» WHAT YOU NEED TO DO: Give the material once more, word for word, without any images.
---
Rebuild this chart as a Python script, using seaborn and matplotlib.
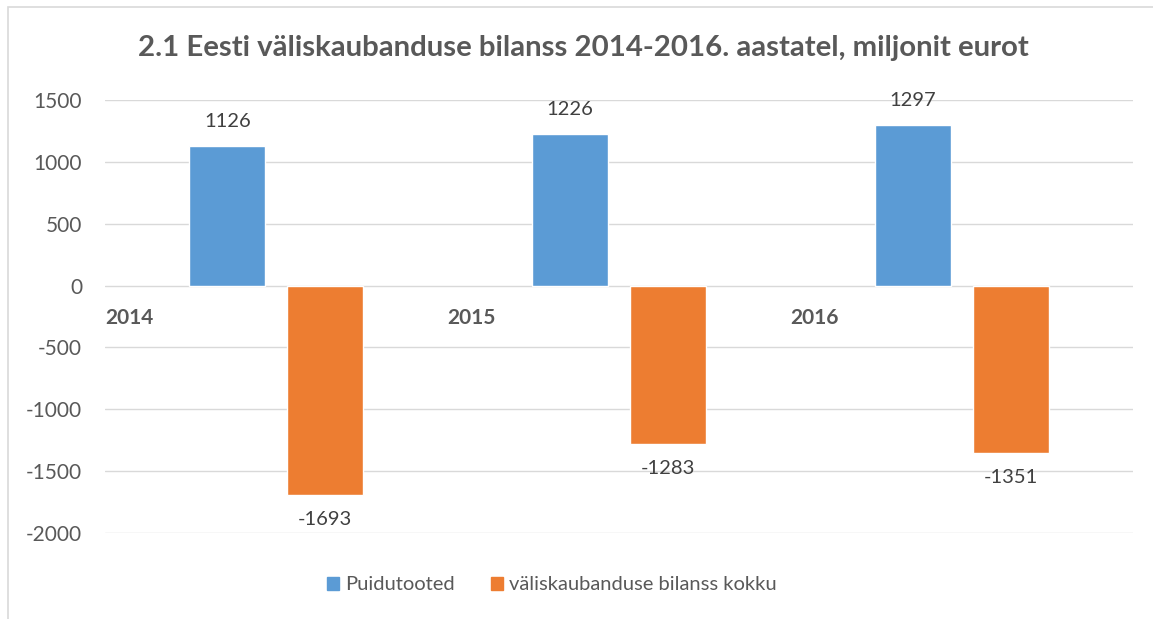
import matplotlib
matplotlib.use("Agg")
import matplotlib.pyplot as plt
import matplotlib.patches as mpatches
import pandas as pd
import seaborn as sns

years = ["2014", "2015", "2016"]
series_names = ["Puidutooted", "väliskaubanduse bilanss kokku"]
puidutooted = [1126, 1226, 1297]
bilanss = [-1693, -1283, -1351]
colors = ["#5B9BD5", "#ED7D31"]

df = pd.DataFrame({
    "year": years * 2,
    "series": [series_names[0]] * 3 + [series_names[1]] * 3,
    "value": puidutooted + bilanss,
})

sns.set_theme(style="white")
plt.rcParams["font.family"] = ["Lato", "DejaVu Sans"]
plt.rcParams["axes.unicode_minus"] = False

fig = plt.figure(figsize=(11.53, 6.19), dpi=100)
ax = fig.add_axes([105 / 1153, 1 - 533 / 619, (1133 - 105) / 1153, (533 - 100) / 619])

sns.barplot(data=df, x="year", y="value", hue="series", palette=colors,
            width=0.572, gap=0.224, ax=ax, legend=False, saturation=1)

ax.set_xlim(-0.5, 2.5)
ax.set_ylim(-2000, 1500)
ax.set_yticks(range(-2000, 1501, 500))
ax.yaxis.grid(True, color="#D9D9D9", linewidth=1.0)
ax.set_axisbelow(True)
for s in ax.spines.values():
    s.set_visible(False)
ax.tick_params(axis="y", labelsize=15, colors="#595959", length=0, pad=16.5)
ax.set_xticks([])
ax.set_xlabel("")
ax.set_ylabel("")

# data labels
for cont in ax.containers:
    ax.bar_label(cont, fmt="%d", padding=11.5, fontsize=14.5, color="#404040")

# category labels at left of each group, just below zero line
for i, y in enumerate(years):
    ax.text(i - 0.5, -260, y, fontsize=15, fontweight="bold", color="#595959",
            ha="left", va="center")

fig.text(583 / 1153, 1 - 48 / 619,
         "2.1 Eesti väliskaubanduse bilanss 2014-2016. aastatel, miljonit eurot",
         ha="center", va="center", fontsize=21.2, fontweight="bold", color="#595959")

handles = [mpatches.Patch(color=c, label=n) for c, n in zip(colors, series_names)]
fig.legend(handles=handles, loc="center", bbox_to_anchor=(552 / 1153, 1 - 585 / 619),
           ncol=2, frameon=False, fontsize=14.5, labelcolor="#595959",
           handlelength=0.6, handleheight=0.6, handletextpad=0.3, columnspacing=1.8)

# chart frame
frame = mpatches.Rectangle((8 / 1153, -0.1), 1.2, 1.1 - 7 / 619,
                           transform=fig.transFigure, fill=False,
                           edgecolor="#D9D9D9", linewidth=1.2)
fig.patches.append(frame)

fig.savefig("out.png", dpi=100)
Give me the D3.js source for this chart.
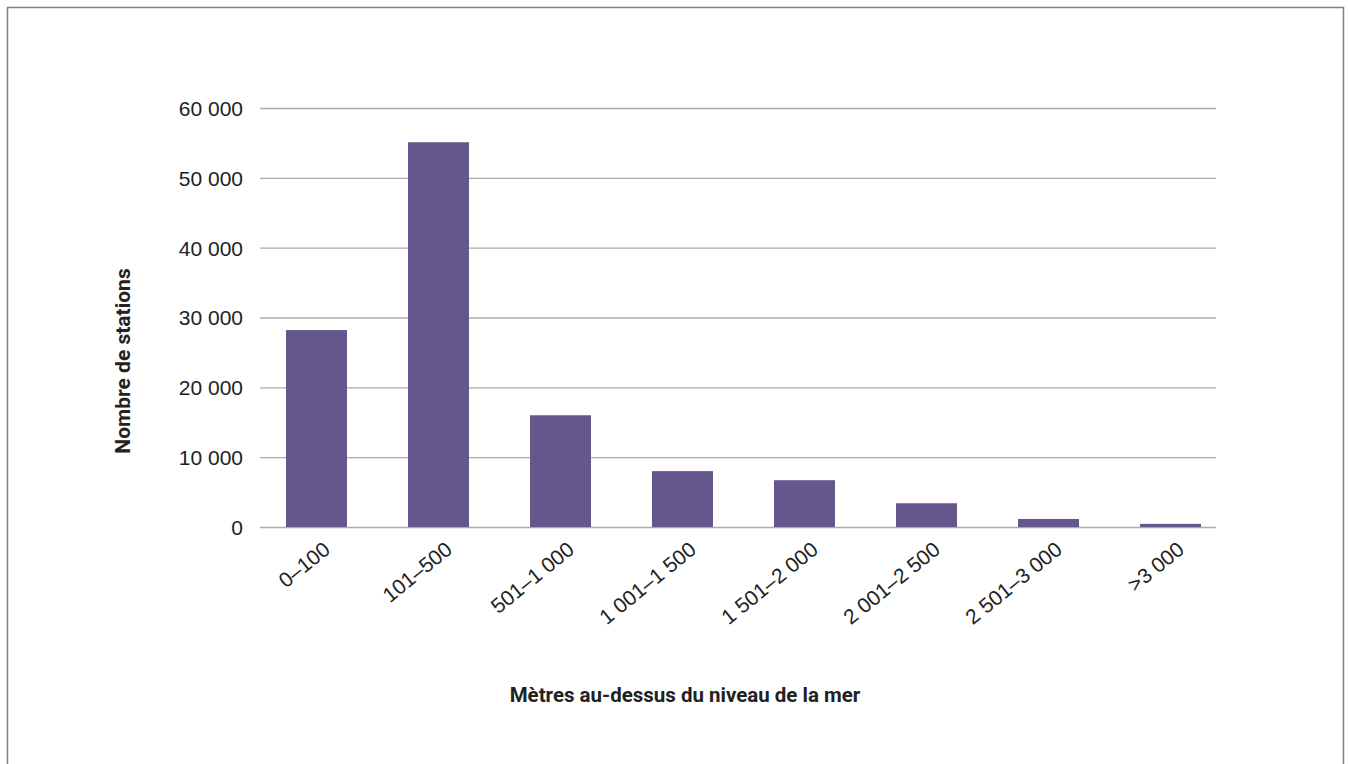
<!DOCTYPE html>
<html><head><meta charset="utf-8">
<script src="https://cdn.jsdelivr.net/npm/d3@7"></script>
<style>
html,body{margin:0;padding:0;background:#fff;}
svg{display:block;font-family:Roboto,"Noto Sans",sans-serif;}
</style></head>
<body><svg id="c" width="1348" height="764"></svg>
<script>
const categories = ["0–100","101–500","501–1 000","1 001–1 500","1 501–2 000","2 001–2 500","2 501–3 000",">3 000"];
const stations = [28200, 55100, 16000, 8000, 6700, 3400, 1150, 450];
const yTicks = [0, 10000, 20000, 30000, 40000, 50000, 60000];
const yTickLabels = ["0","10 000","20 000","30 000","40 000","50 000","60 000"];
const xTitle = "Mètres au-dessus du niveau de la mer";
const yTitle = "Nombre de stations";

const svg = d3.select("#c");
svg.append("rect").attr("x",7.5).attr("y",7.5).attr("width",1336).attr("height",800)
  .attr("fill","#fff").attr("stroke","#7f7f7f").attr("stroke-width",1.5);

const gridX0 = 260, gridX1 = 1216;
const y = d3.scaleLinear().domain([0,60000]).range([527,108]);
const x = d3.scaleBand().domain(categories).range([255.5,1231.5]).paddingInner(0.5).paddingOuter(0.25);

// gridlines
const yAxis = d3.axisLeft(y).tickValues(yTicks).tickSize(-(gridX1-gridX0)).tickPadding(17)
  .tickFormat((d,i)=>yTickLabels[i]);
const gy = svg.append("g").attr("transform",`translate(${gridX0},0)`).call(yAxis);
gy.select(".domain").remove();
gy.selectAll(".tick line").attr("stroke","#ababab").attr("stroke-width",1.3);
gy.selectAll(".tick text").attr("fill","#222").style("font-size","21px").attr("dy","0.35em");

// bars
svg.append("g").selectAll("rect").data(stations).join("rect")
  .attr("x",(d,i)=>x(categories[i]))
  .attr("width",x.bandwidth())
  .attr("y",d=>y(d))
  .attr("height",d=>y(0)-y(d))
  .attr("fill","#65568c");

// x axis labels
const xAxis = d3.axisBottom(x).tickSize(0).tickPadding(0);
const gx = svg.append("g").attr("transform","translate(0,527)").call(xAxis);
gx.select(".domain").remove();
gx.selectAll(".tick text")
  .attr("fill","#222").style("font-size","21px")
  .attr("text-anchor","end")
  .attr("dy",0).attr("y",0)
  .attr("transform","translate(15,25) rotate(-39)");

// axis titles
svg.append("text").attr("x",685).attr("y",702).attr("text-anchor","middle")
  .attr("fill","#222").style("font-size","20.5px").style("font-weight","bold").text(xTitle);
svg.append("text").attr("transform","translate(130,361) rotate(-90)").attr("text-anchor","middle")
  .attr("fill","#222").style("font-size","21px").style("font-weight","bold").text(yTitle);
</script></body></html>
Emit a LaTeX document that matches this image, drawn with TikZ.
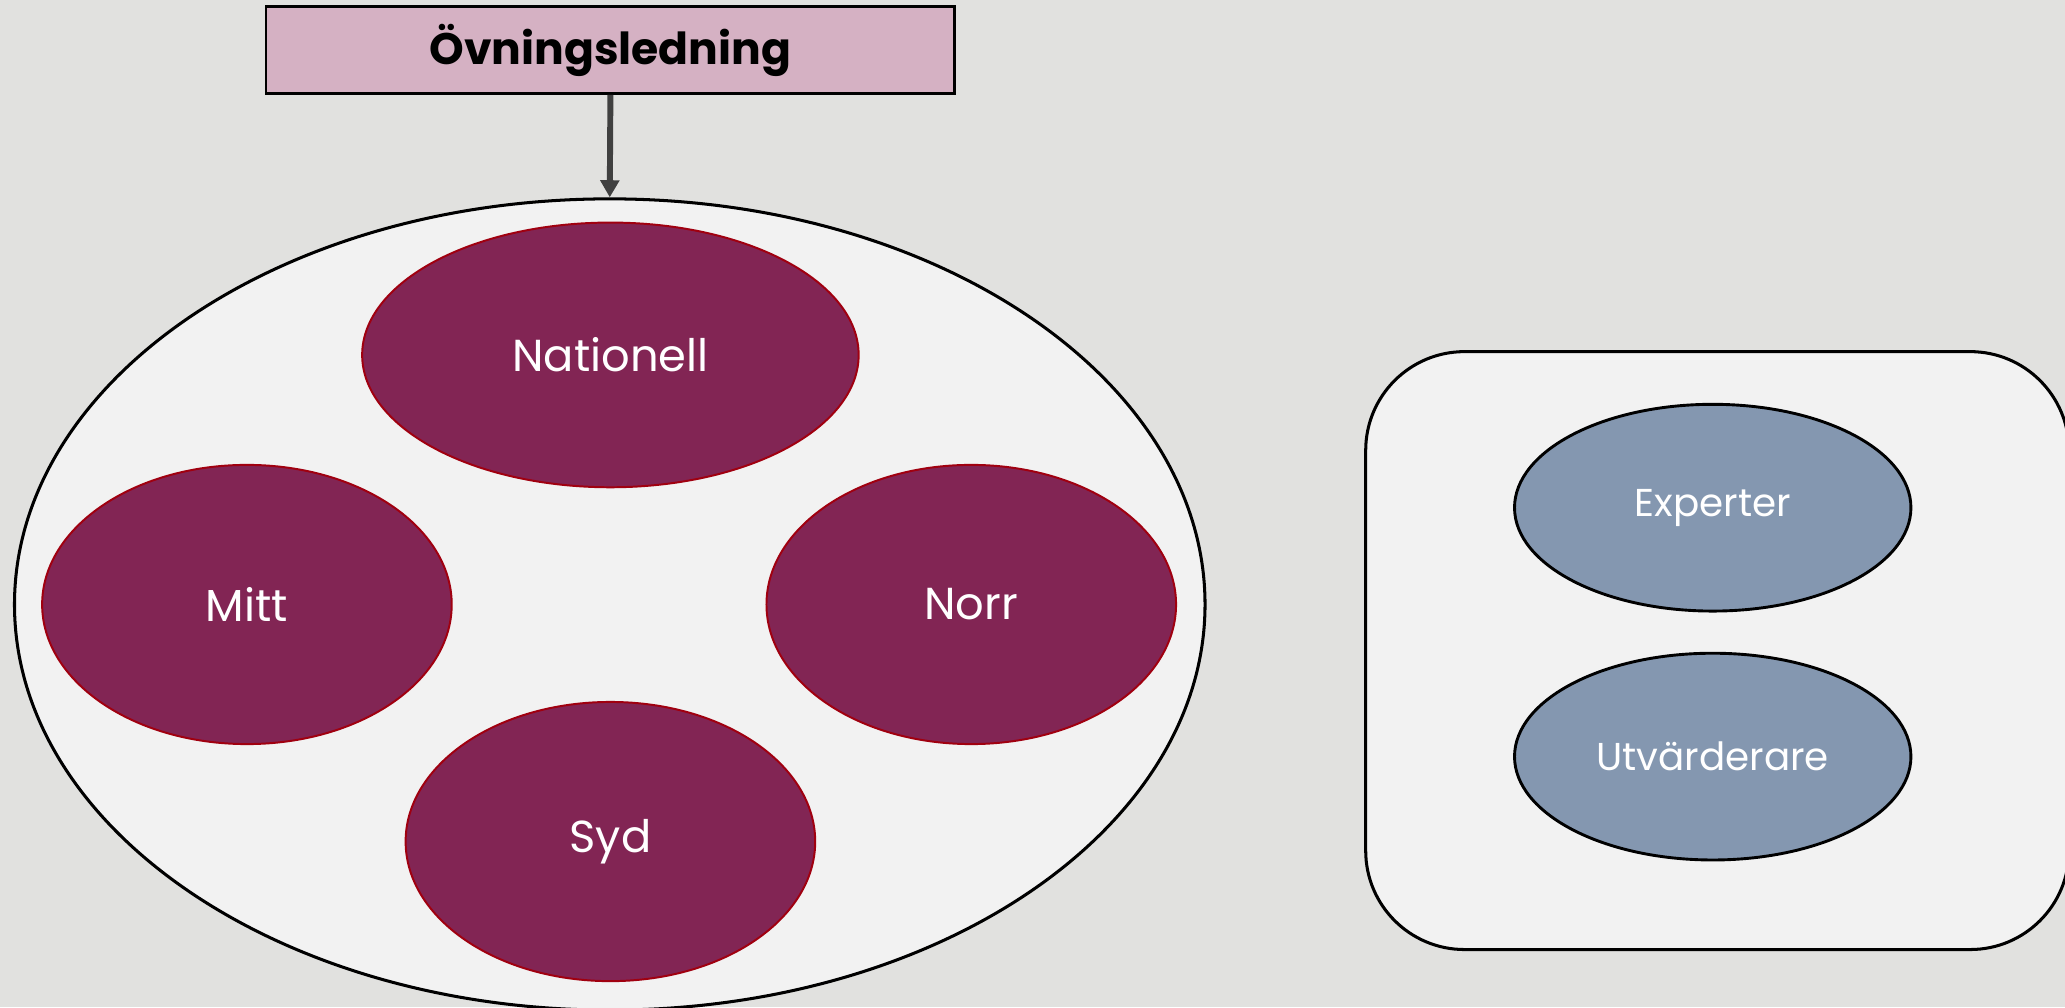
---
» ANSWER TO THIS EXERCISE:
Rebuild this chart as a Python script, using seaborn and matplotlib.
import matplotlib
matplotlib.use("Agg")
import matplotlib.pyplot as plt
import matplotlib.patches as mpatches
import pandas as pd
import seaborn as sns

years = ["2014", "2015", "2016"]
series_names = ["Puidutooted", "väliskaubanduse bilanss kokku"]
puidutooted = [1126, 1226, 1297]
bilanss = [-1693, -1283, -1351]
colors = ["#5B9BD5", "#ED7D31"]

df = pd.DataFrame({
    "year": years * 2,
    "series": [series_names[0]] * 3 + [series_names[1]] * 3,
    "value": puidutooted + bilanss,
})

sns.set_theme(style="white")
plt.rcParams["font.family"] = ["Lato", "DejaVu Sans"]
plt.rcParams["axes.unicode_minus"] = False

fig = plt.figure(figsize=(11.53, 6.19), dpi=100)
ax = fig.add_axes([105 / 1153, 1 - 533 / 619, (1133 - 105) / 1153, (533 - 100) / 619])

sns.barplot(data=df, x="year", y="value", hue="series", palette=colors,
            width=0.572, gap=0.224, ax=ax, legend=False, saturation=1)

ax.set_xlim(-0.5, 2.5)
ax.set_ylim(-2000, 1500)
ax.set_yticks(range(-2000, 1501, 500))
ax.yaxis.grid(True, color="#D9D9D9", linewidth=1.0)
ax.set_axisbelow(True)
for s in ax.spines.values():
    s.set_visible(False)
ax.tick_params(axis="y", labelsize=15, colors="#595959", length=0, pad=16.5)
ax.set_xticks([])
ax.set_xlabel("")
ax.set_ylabel("")

# data labels
for cont in ax.containers:
    ax.bar_label(cont, fmt="%d", padding=11.5, fontsize=14.5, color="#404040")

# category labels at left of each group, just below zero line
for i, y in enumerate(years):
    ax.text(i - 0.5, -260, y, fontsize=15, fontweight="bold", color="#595959",
            ha="left", va="center")

fig.text(583 / 1153, 1 - 48 / 619,
         "2.1 Eesti väliskaubanduse bilanss 2014-2016. aastatel, miljonit eurot",
         ha="center", va="center", fontsize=21.2, fontweight="bold", color="#595959")

handles = [mpatches.Patch(color=c, label=n) for c, n in zip(colors, series_names)]
fig.legend(handles=handles, loc="center", bbox_to_anchor=(552 / 1153, 1 - 585 / 619),
           ncol=2, frameon=False, fontsize=14.5, labelcolor="#595959",
           handlelength=0.6, handleheight=0.6, handletextpad=0.3, columnspacing=1.8)

# chart frame
frame = mpatches.Rectangle((8 / 1153, -0.1), 1.2, 1.1 - 7 / 619,
                           transform=fig.transFigure, fill=False,
                           edgecolor="#D9D9D9", linewidth=1.2)
fig.patches.append(frame)

fig.savefig("out.png", dpi=100)
Give me the D3.js source for this chart.
<!DOCTYPE html>
<html><head><meta charset="utf-8">
<script src="https://cdn.jsdelivr.net/npm/d3@7"></script>
<style>
html,body{margin:0;padding:0;background:#fff;}
svg{display:block;font-family:Roboto,"Noto Sans",sans-serif;}
</style></head>
<body><svg id="c" width="1348" height="764"></svg>
<script>
const categories = ["0–100","101–500","501–1 000","1 001–1 500","1 501–2 000","2 001–2 500","2 501–3 000",">3 000"];
const stations = [28200, 55100, 16000, 8000, 6700, 3400, 1150, 450];
const yTicks = [0, 10000, 20000, 30000, 40000, 50000, 60000];
const yTickLabels = ["0","10 000","20 000","30 000","40 000","50 000","60 000"];
const xTitle = "Mètres au-dessus du niveau de la mer";
const yTitle = "Nombre de stations";

const svg = d3.select("#c");
svg.append("rect").attr("x",7.5).attr("y",7.5).attr("width",1336).attr("height",800)
  .attr("fill","#fff").attr("stroke","#7f7f7f").attr("stroke-width",1.5);

const gridX0 = 260, gridX1 = 1216;
const y = d3.scaleLinear().domain([0,60000]).range([527,108]);
const x = d3.scaleBand().domain(categories).range([255.5,1231.5]).paddingInner(0.5).paddingOuter(0.25);

// gridlines
const yAxis = d3.axisLeft(y).tickValues(yTicks).tickSize(-(gridX1-gridX0)).tickPadding(17)
  .tickFormat((d,i)=>yTickLabels[i]);
const gy = svg.append("g").attr("transform",`translate(${gridX0},0)`).call(yAxis);
gy.select(".domain").remove();
gy.selectAll(".tick line").attr("stroke","#ababab").attr("stroke-width",1.3);
gy.selectAll(".tick text").attr("fill","#222").style("font-size","21px").attr("dy","0.35em");

// bars
svg.append("g").selectAll("rect").data(stations).join("rect")
  .attr("x",(d,i)=>x(categories[i]))
  .attr("width",x.bandwidth())
  .attr("y",d=>y(d))
  .attr("height",d=>y(0)-y(d))
  .attr("fill","#65568c");

// x axis labels
const xAxis = d3.axisBottom(x).tickSize(0).tickPadding(0);
const gx = svg.append("g").attr("transform","translate(0,527)").call(xAxis);
gx.select(".domain").remove();
gx.selectAll(".tick text")
  .attr("fill","#222").style("font-size","21px")
  .attr("text-anchor","end")
  .attr("dy",0).attr("y",0)
  .attr("transform","translate(15,25) rotate(-39)");

// axis titles
svg.append("text").attr("x",685).attr("y",702).attr("text-anchor","middle")
  .attr("fill","#222").style("font-size","20.5px").style("font-weight","bold").text(xTitle);
svg.append("text").attr("transform","translate(130,361) rotate(-90)").attr("text-anchor","middle")
  .attr("fill","#222").style("font-size","21px").style("font-weight","bold").text(yTitle);
</script></body></html>
Emit a LaTeX document that matches this image, drawn with TikZ.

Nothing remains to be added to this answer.